Last month, after much debate, Gov. Mark Dayton signed legislation establishing a competitive online marketplace where Minnesotans will be able to choose the quality health insurance they need at a price they can afford.
The Minnesota Health Insurance Exchange, now known as “MNsure,” is the most significant health insurance reform Minnesota has seen in 50 years. For the first time in state history, consumers will be on the same level playing field as the insurance companies. Health insurers will have to compete for consumers’ business.
Health insurance exchanges have long earned the support of both political parties. The concept originated with the Heritage Foundation, a conservative think tank. Before President Obama included exchanges in the Affordable Care Act, former Minnesota Gov. Tim Pawlenty and former Massachusetts Gov. Mitt Romney supported state-based health insurance exchanges.
Rather than accepting a one-size-fits-all, federally mandated exchange, Minnesota took the opportunity to build an exchange tailored to meet the needs of its residents and the state’s exceptional health care system.
As a result, an estimated 1.3 million Minnesotans will access high-quality, affordable health insurance by using MNsure, including 300,000 uninsured Minnesotans and 155,000 small-business employees.
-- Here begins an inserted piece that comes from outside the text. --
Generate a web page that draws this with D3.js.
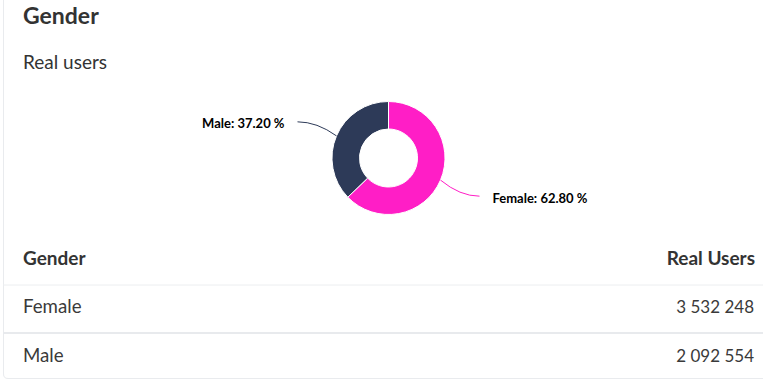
<!DOCTYPE html>
<html>
<head>
<meta charset="utf-8">
<script src="https://cdn.jsdelivr.net/npm/d3@7"></script>
<style>
  body { margin: 0; background: #fff; }
  svg { display: block; font-family: Lato, "Open Sans", sans-serif; }
</style>
</head>
<body>
<div id="vis"></div>
<script>
// data
var genders = ["Female", "Male"]
var realUsers = [3532248, 2092554]
var colors = ["#ff1ec6", "#2d3a58"]

var width = 763, height = 381
var cx = 388.5, cy = 158, R = 56.5, r = 29

var total = d3.sum(realUsers)
var fmtPct = d3.format(".2f")
var fmtNum = d3.formatLocale({decimal: ".", thousands: " ", grouping: [3], currency: ["", ""]}).format(",")

var svg = d3.select("#vis").append("svg")
  .attr("width", width)
  .attr("height", height)

// card border (left + bottom)
svg.append("path")
  .attr("d", "M3.5,0 V374 Q3.5,378.5 8,378.5 H763")
  .attr("fill", "none")
  .attr("stroke", "#e9ebee")
  .attr("stroke-width", 1)

// titles
svg.append("text")
  .attr("x", 23).attr("y", 24)
  .attr("font-size", 23).attr("font-weight", 700)
  .attr("fill", "#333")
  .text("Gender")

svg.append("text")
  .attr("x", 23).attr("y", 69)
  .attr("font-size", 19)
  .attr("fill", "#333")
  .text("Real users")

// donut
var pie = d3.pie().sort(null).value(d => d)
var arcs = pie(realUsers)
var arc = d3.arc().innerRadius(r).outerRadius(R)

var g = svg.append("g").attr("transform", `translate(${cx},${cy})`)

g.selectAll("path.slice")
  .data(arcs)
  .enter()
  .append("path")
  .attr("class", "slice")
  .attr("d", arc)
  .attr("fill", (d, i) => colors[i])
  .attr("stroke", "#fff")
  .attr("stroke-width", 1)

// labels + connectors
arcs.forEach(function(d, i) {
  var a = (d.startAngle + d.endAngle) / 2
  var side = Math.sin(a) >= 0 ? 1 : -1
  var sx = Math.sin(a) * R, sy = -Math.cos(a) * R
  var ly = -Math.cos(a) * 95 + 3
  var ex = side * 91, ey = ly - 2
  var p = d3.path()
  p.moveTo(sx, sy)
  p.quadraticCurveTo((sx + ex) / 2, ey, ex, ey)
  g.append("path")
    .attr("d", p.toString())
    .attr("fill", "none")
    .attr("stroke", colors[i])
    .attr("stroke-width", 1)

  g.append("text")
    .attr("x", side * 104)
    .attr("y", ly)
    .attr("dy", "0.35em")
    .attr("text-anchor", side > 0 ? "start" : "end")
    .attr("font-size", 13).attr("font-weight", 700)
    .attr("fill", "#000")
    .text(genders[i] + ": " + fmtPct(d.value / total * 100) + " %")
})

// table
var rowY = [313, 362]
var sepY = [285, 333]

svg.append("text")
  .attr("x", 23).attr("y", 265)
  .attr("font-size", 19).attr("font-weight", 700)
  .attr("fill", "#333")
  .text("Gender")

svg.append("text")
  .attr("x", 755).attr("y", 265)
  .attr("text-anchor", "end")
  .attr("font-size", 19).attr("font-weight", 700)
  .attr("fill", "#333")
  .text("Real Users")

svg.selectAll("line.sep")
  .data(sepY)
  .enter()
  .append("line")
  .attr("class", "sep")
  .attr("x1", 3).attr("x2", width)
  .attr("y1", d => d).attr("y2", d => d)
  .attr("stroke", (d, i) => i == 0 ? "#eceef0" : "#e8eaed")
  .attr("stroke-width", (d, i) => i == 0 ? 1 : 2)

genders.forEach(function(name, i) {
  svg.append("text")
    .attr("x", 23).attr("y", rowY[i])
    .attr("font-size", 18.7)
    .attr("fill", "#3a3a3a")
    .text(name)
  svg.append("text")
    .attr("x", 754).attr("y", rowY[i])
    .attr("text-anchor", "end")
    .attr("font-size", 17)
    .attr("fill", "#3a3a3a")
    .text(fmtNum(realUsers[i]))
})
</script>
</body>
</html>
Minnesotans will save an estimated $1 billion by 2016 through the exchange, with the average premium dropping by 30 percent and the average family saving $500 annually.
Small businesses — which currently pay 18 percent more on health care than larger businesses — will save up to 7.5 percent on premiums by leveraging their buying power.
In Massachusetts, where there is already an exchange thanks to Romney, individuals have seen premiums drop by 21 percent, and families have seen a 40 percent decrease. In the rest of the nation over the same period, premiums have increased by 13 percent for individuals and 14 percent for families.
In Minnesota, uncompensated care costs will decrease by more than $150 million as people seek more preventive care and use emergency rooms less. Every taxpayer will benefit from those savings.
A recent commentary by Republican state Rep. Jim Abeler (“More cost. Lower quality. Less choice,” March 19) embraced the concept of an exchange but criticized how the Legislature financed it. The law funds MNsure through a small user fee on premiums of up to 3.5 percent of the premium cost for those who use the exchange. Estimates for actual costs are well below that, closer to 2 or 2.25 percent. This makes the exchange self-sustaining, so we won’t need to appropriate money from the general fund every year.
With a federal exchange, Minnesotans would have been forced to pay a locked-in 3.5 percent fee on premiums. I am glad the Legislature chose the more affordable option for Minnesotans.
Abeler also speculated that those who govern Minnesota’s exchange would be unaccountable to the public. That claim is false. The board chosen to manage MNsure will be appointed by the governor and confirmed by the Legislature — all elected officials accountable to the public. This board will be subject to oversight from the legislative auditor and the Legislature through mandated annual reports and independent third-party audits required by the Affordable Care Act.
The legislation also prohibits anyone who works for health insurance companies from serving on the board, avoiding a clear conflict of interest that would not serve the best interests of Minnesota consumers.
The exchange legislation received 73.5 hours of committee hearings in the Legislature, and 109 amendments were offered. Dozens of Republican amendments were accepted, especially in areas such as data privacy and oversight. While Republican opposition to the Affordable Care Act and Obama may have prevented Abeler and his colleagues from voting for the Minnesota exchange bill, it was crafted with their input and improved by their amendments.
Change is difficult. In the years ahead, we will be working on and improving this law, as we do with all laws. I expect that within a few years, Minnesotans will consider the health insurance exchange a part of the common good of our state, the same way we think of Medicare today.
Joe Atkins, DFL-Inver Grove Heights, is a member of the Minnesota House.